Overcoming Common Obstacles
Budget concerns often stall data lake initiatives. Counter this by quantifying the cost of fragmentation: hours wasted searching for information, missed renewal opportunities, compliance penalties from overlooked deadlines. The ROI calculation typically favors consolidation decisively.
IT resistance stems from concerns about security and integration complexity. Address this by involving IT early, selecting platforms with enterprise-grade security certifications, and choosing solutions designed for legal-specific compliance requirements. Modern legal data platforms anticipate these concerns.
Team adoption requires demonstrating immediate value. When attorneys see that finding relevant contract precedents takes seconds instead of hours, resistance evaporates. Start with use cases that solve daily pain points, then expand to strategic applications.

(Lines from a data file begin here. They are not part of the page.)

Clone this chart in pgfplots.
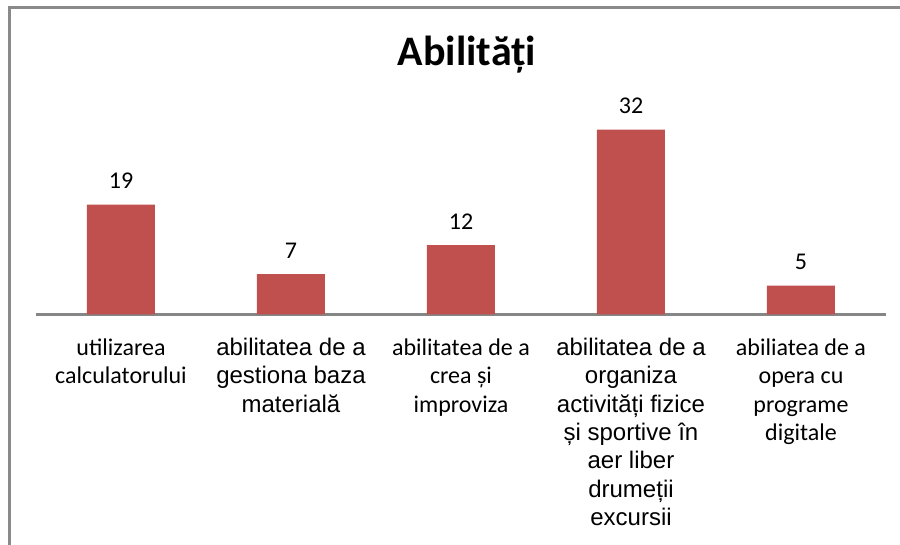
\documentclass[border=0pt]{standalone}
\usepackage{fontspec}
\usepackage{pgfplots}
\pgfplotsset{compat=1.18}
\newfontfamily\carlito{Carlito}
\newfontfamily\arialf{Liberation Sans}
\definecolor{barred}{RGB}{192,80,77}
\definecolor{framegray}{RGB}{138,138,138}
\definecolor{basegray}{RGB}{134,134,134}
\begin{document}
\begin{tikzpicture}
\useasboundingbox (0,0) rectangle (450pt,272.5pt);
\draw[framegray, line width=1.5pt] (4.75pt,-1pt) -- (4.75pt,268.75pt) -- (451pt,268.75pt);
\node[font={\fontsize{21}{25}\selectfont\carlito\bfseries}, anchor=base, inner sep=0pt] at (233.5pt,239.5pt) {Abilități};
\begin{axis}[
  at={(18pt,115.25pt)}, anchor=south west,
  scale only axis,
  width=425pt, height=101.15pt,
  xmin=-0.5, xmax=4.5, ymin=0, ymax=35,
  clip=false,
  axis x line=bottom, axis y line=none,
  x axis line style={-, draw=basegray, line width=1.35pt},
  xtick={0,1,2,3,4},
  xtick style={draw=none},
  major tick length=0pt,
  ytick=\empty,
  /pgf/number format/assume math mode=true,
  xticklabels={
    {\strut utilizarea\\calculatorului},
    {\arialf\strut abilitatea de a\\\arialf gestiona baza\\\arialf materială},
    {\strut abilitatea de a\\crea și\\improviza},
    {\arialf\strut abilitatea de a\\\arialf organiza\\\arialf activități fizice\\\arialf și sportive în\\\arialf aer liber\\\arialf drumeții\\\arialf excursii},
    {\strut abiliatea de a\\opera cu\\programe\\digitale}
  },
  xticklabel style={anchor=north, inner sep=0pt, yshift=-10.3pt, align=center,
    font={\fontsize{12}{14.2}\selectfont\carlito}},
  ybar, bar width=34pt,
  nodes near coords,
  every node near coord/.append style={font={\fontsize{12}{14}\selectfont\carlito}, anchor=base, inner sep=0pt, yshift=8pt},
]
\addplot[fill=barred, draw=none] coordinates {(0,19) (1,7) (2,12) (3,32) (4,5)};
\end{axis}
\end{tikzpicture}
\end{document}
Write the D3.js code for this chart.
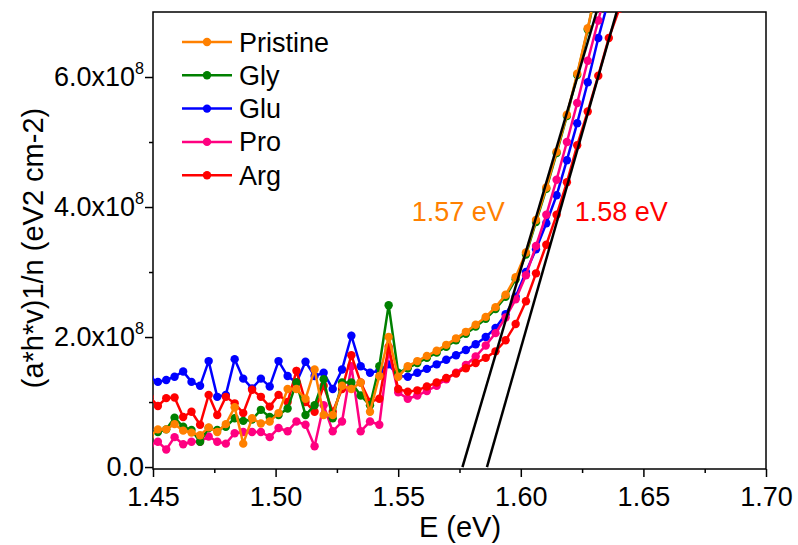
<!DOCTYPE html>
<html>
<head>
<meta charset="utf-8">
<script src="https://cdn.jsdelivr.net/npm/d3@7"></script>
<style>
  html, body { margin: 0; padding: 0; background: #fff; }
  svg { display: block; font-family: "Liberation Sans", Arial, sans-serif; }
</style>
</head>
<body>
<svg id="chart" width="798" height="545"></svg>
<script>
// Photon energy grid (eV)
const energy = [
  1.4486, 1.4520, 1.4554, 1.4588, 1.4623, 1.4657, 1.4692, 1.4727, 1.4762, 1.4797,
  1.4833, 1.4868, 1.4904, 1.4940, 1.4976, 1.5012, 1.5049, 1.5085, 1.5122, 1.5159,
  1.5196, 1.5233, 1.5271, 1.5309, 1.5347, 1.5385, 1.5423, 1.5461, 1.5500, 1.5539,
  1.5578, 1.5617, 1.5657, 1.5696, 1.5736, 1.5776, 1.5816, 1.5857, 1.5897, 1.5938,
  1.5979, 1.6021, 1.6062, 1.6104, 1.6146, 1.6188, 1.6230, 1.6273, 1.6316, 1.6359,
  1.6402, 1.6446
];

// Tauc values, in units of 1e8 eV2 cm-2
const pristine = [0.47, 0.58, 0.58, 0.66, 0.56, 0.53, 0.49, 0.61, 0.54, 0.66,
  0.92, 0.36, 0.75, 0.67, 0.70, 0.83, 1.20, 1.20, 1.05, 1.50,
  0.80, 0.80, 1.25, 1.20, 1.30, 0.85, 1.40, 2.00, 1.39, 1.55,
  1.63, 1.71, 1.79, 1.88, 1.98, 2.08, 2.19, 2.31, 2.46, 2.65,
  2.92, 3.30, 3.80, 4.30, 4.85, 5.42, 6.05, 6.75, 7.50];
const gly = [0.52, 0.54, 0.58, 0.76, 0.62, 0.57, 0.39, 0.60, 0.57, 0.62,
  0.75, 0.71, 0.73, 0.88, 0.77, 0.80, 0.90, 1.30, 0.80, 0.95,
  1.35, 0.75, 1.30, 1.30, 1.10, 0.95, 1.55, 2.49, 1.45, 1.52,
  1.60, 1.68, 1.76, 1.85, 1.95, 2.05, 2.16, 2.28, 2.43, 2.62,
  2.89, 3.27, 3.77, 4.28, 4.83, 5.40, 6.03, 6.73, 7.50];
const glu = [1.38, 1.31, 1.34, 1.39, 1.47, 1.31, 1.25, 1.63, 1.08, 1.11,
  1.66, 1.36, 1.21, 1.36, 1.24, 1.63, 1.40, 1.30, 1.62, 1.40,
  1.45, 1.20, 1.50, 2.02, 1.55, 1.45, 1.48, 1.58, 1.40, 1.39,
  1.45, 1.51, 1.58, 1.65, 1.72, 1.80, 1.89, 2.00, 2.14, 2.35,
  2.62, 3.00, 3.35, 3.75, 4.18, 4.72, 5.29, 5.92, 6.60, 7.20];
const pro = [0.33, 0.39, 0.27, 0.46, 0.35, 0.39, 0.39, 0.47, 0.39, 0.36,
  0.52, 0.54, 0.54, 0.54, 0.46, 0.60, 0.55, 0.70, 0.65, 0.32,
  0.95, 0.55, 0.70, 1.55, 0.55, 0.70, 0.65, 1.80, 1.15, 1.05,
  1.10, 1.17, 1.25, 1.35, 1.45, 1.57, 1.70, 1.87, 2.06, 2.30,
  2.58, 2.95, 3.40, 3.88, 4.42, 5.00, 5.60, 6.25, 6.87, 7.50];
const arg = [1.08, 0.94, 1.06, 1.07, 0.77, 0.85, 0.65, 1.11, 0.80, 1.08,
  0.98, 0.83, 1.19, 1.08, 0.93, 1.11, 1.00, 1.48, 1.00, 0.85,
  1.25, 0.85, 1.20, 1.72, 1.30, 1.00, 1.05, 1.85, 1.20, 1.16,
  1.18, 1.24, 1.30, 1.37, 1.44, 1.52, 1.60, 1.68, 1.78, 1.95,
  2.20, 2.55, 2.98, 3.42, 3.88, 4.38, 4.95, 5.47, 6.02, 6.60,
  7.05, 7.60];

const seriesNames = ["Pristine", "Gly", "Glu", "Pro", "Arg"];
const seriesColors = ["#FF8000", "#008000", "#0000FF", "#FF0080", "#FF0000"];
const seriesValues = [pristine, gly, glu, pro, arg];
// drawing order (first drawn sits underneath)
const drawOrder = [2, 3, 4, 1, 0];

// Linear fits of the absorption edge: [E, value] end points
const fitPristine = [[1.5762, 0], [1.6309, 7.0]];
const fitArg = [[1.5862, 0], [1.6391, 7.0]];
const fitLabels = [
  { text: "1.57 eV", color: "#FF8000", e: 1.5555, v: 3.93 },
  { text: "1.58 eV", color: "#FF0000", e: 1.6220, v: 3.93 }
];

const xTicks = [1.45, 1.50, 1.55, 1.60, 1.65, 1.70];
const yTicks = [0, 2, 4, 6];

const svg = d3.select("#chart");
const plotLeft = 153, plotRight = 766, plotTop = 12, plotBottom = 469;

const x = d3.scaleLinear().domain([1.45, 1.70]).range([plotLeft, plotRight]);
const y = d3.scaleLinear().domain([-0.03, 7.0]).range([plotBottom, plotTop]);

svg.append("defs").append("clipPath").attr("id", "plot-clip")
  .append("rect").attr("x", plotLeft).attr("y", plotTop)
  .attr("width", plotRight - plotLeft).attr("height", plotBottom - plotTop);

const fontSize = 27;
const titleSize = 29;

// Frame
svg.append("rect").attr("x", plotLeft).attr("y", plotTop)
  .attr("width", plotRight - plotLeft).attr("height", plotBottom - plotTop)
  .attr("fill", "none").attr("stroke", "#000").attr("stroke-width", 1.5);

// Bottom axis
const xAxis = svg.append("g").attr("transform", `translate(0,${plotBottom})`)
  .call(d3.axisBottom(x).tickValues(xTicks).tickFormat(d3.format(".2f"))
    .tickSize(8).tickPadding(10));
xAxis.select(".domain").remove();
xAxis.selectAll("line").attr("stroke-width", 1.5);
xAxis.selectAll("text").attr("font-size", fontSize).attr("fill", "#000")
  .style("font-family", "Liberation Sans, Arial, sans-serif");
svg.append("g").attr("transform", `translate(0,${plotBottom})`)
  .call(d3.axisBottom(x).tickValues(d3.range(1.475, 1.70, 0.05)).tickFormat("").tickSize(4))
  .call(g => g.select(".domain").remove())
  .selectAll("line").attr("stroke-width", 1.5);

// Left axis
const yAxis = svg.append("g").attr("transform", `translate(${plotLeft},0)`)
  .call(d3.axisLeft(y).tickValues(yTicks).tickFormat("").tickSize(8));
yAxis.select(".domain").remove();
yAxis.selectAll("line").attr("stroke-width", 1.5);
svg.append("g").attr("transform", `translate(${plotLeft},0)`)
  .call(d3.axisLeft(y).tickValues([1, 3, 5]).tickFormat("").tickSize(4))
  .call(g => g.select(".domain").remove())
  .selectAll("line").attr("stroke-width", 1.5);

yTicks.forEach(v => {
  const t = svg.append("text").attr("x", plotLeft - 9).attr("y", y(v) + 9)
    .attr("text-anchor", "end").attr("font-size", fontSize).attr("fill", "#000");
  if (v === 0) {
    t.text("0.0");
  } else {
    t.append("tspan").text(v.toFixed(1) + "x10");
    t.append("tspan").attr("font-size", fontSize * 0.6).attr("dy", -12).text("8");
  }
});

// Axis titles
svg.append("text").attr("x", 460).attr("y", 537)
  .attr("text-anchor", "middle").attr("font-size", titleSize).text("E (eV)");
svg.append("text")
  .attr("transform", `translate(43,248) rotate(-90)`)
  .attr("text-anchor", "middle").attr("font-size", titleSize)
  .text("(a*h*v)1/n (eV2 cm-2)");

// Data
const plot = svg.append("g").attr("clip-path", "url(#plot-clip)");
const line = d3.line().x(d => x(d[0])).y(d => y(d[1]));

drawOrder.forEach(i => {
  const pts = seriesValues[i].map((v, k) => [energy[k], v]);
  const g = plot.append("g");
  g.append("path").datum(pts).attr("d", line)
    .attr("fill", "none").attr("stroke", seriesColors[i]).attr("stroke-width", 2.5);
  g.selectAll("circle").data(pts).join("circle")
    .attr("cx", d => x(d[0])).attr("cy", d => y(d[1])).attr("r", 4.2)
    .attr("fill", seriesColors[i]);
});

// Fit lines
[fitPristine, fitArg].forEach(f => {
  plot.append("path").datum(f).attr("d", line)
    .attr("fill", "none").attr("stroke", "#000").attr("stroke-width", 2.5);
});

fitLabels.forEach(l => {
  svg.append("text").attr("x", x(l.e)).attr("y", y(l.v) + 9)
    .attr("font-size", fontSize).attr("fill", l.color).text(l.text);
});

// Legend
const legend = svg.append("g");
seriesNames.forEach((name, i) => {
  const cy = 42 + i * 33.3;
  legend.append("line").attr("x1", 182).attr("x2", 232).attr("y1", cy).attr("y2", cy)
    .attr("stroke", seriesColors[i]).attr("stroke-width", 2.5);
  legend.append("circle").attr("cx", 207).attr("cy", cy).attr("r", 4.2)
    .attr("fill", seriesColors[i]);
  legend.append("text").attr("x", 239).attr("y", cy + 9.5)
    .attr("font-size", fontSize).attr("fill", "#000").text(name);
});
</script>
</body>
</html>
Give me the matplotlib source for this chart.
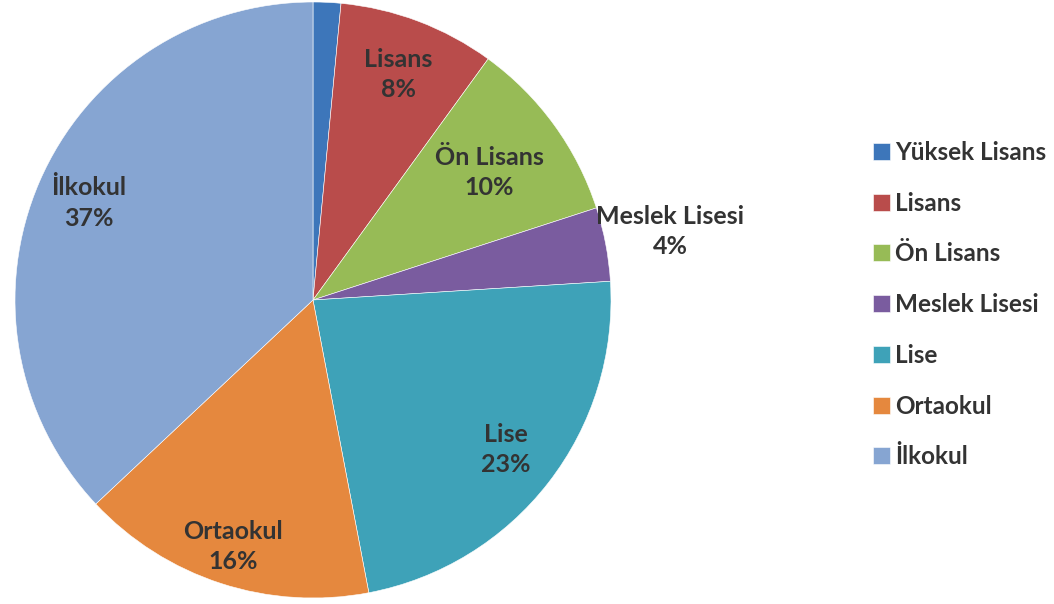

The Competitive Imperative
In-house legal teams face increasing pressure to deliver more value with constrained resources. Business leaders expect legal departments to operate with the same data-driven precision as finance, marketing, and operations. Meeting these expectations is impossible with fragmented information spread across disconnected systems.
A centralized legal data lake provides the foundation for everything modern legal departments aspire to become: agile enough to respond rapidly to business needs, data-driven enough to provide strategic insights, AI-assisted enough to handle complexity at scale, and client-centric enough to deliver measurable value to the business.
The legal departments that consolidate their data assets today will become indispensable strategic partners tomorrow. Those that remain fragmented will continue fighting fires while their competitors prevent them. The choice is clear—and the time to act is now.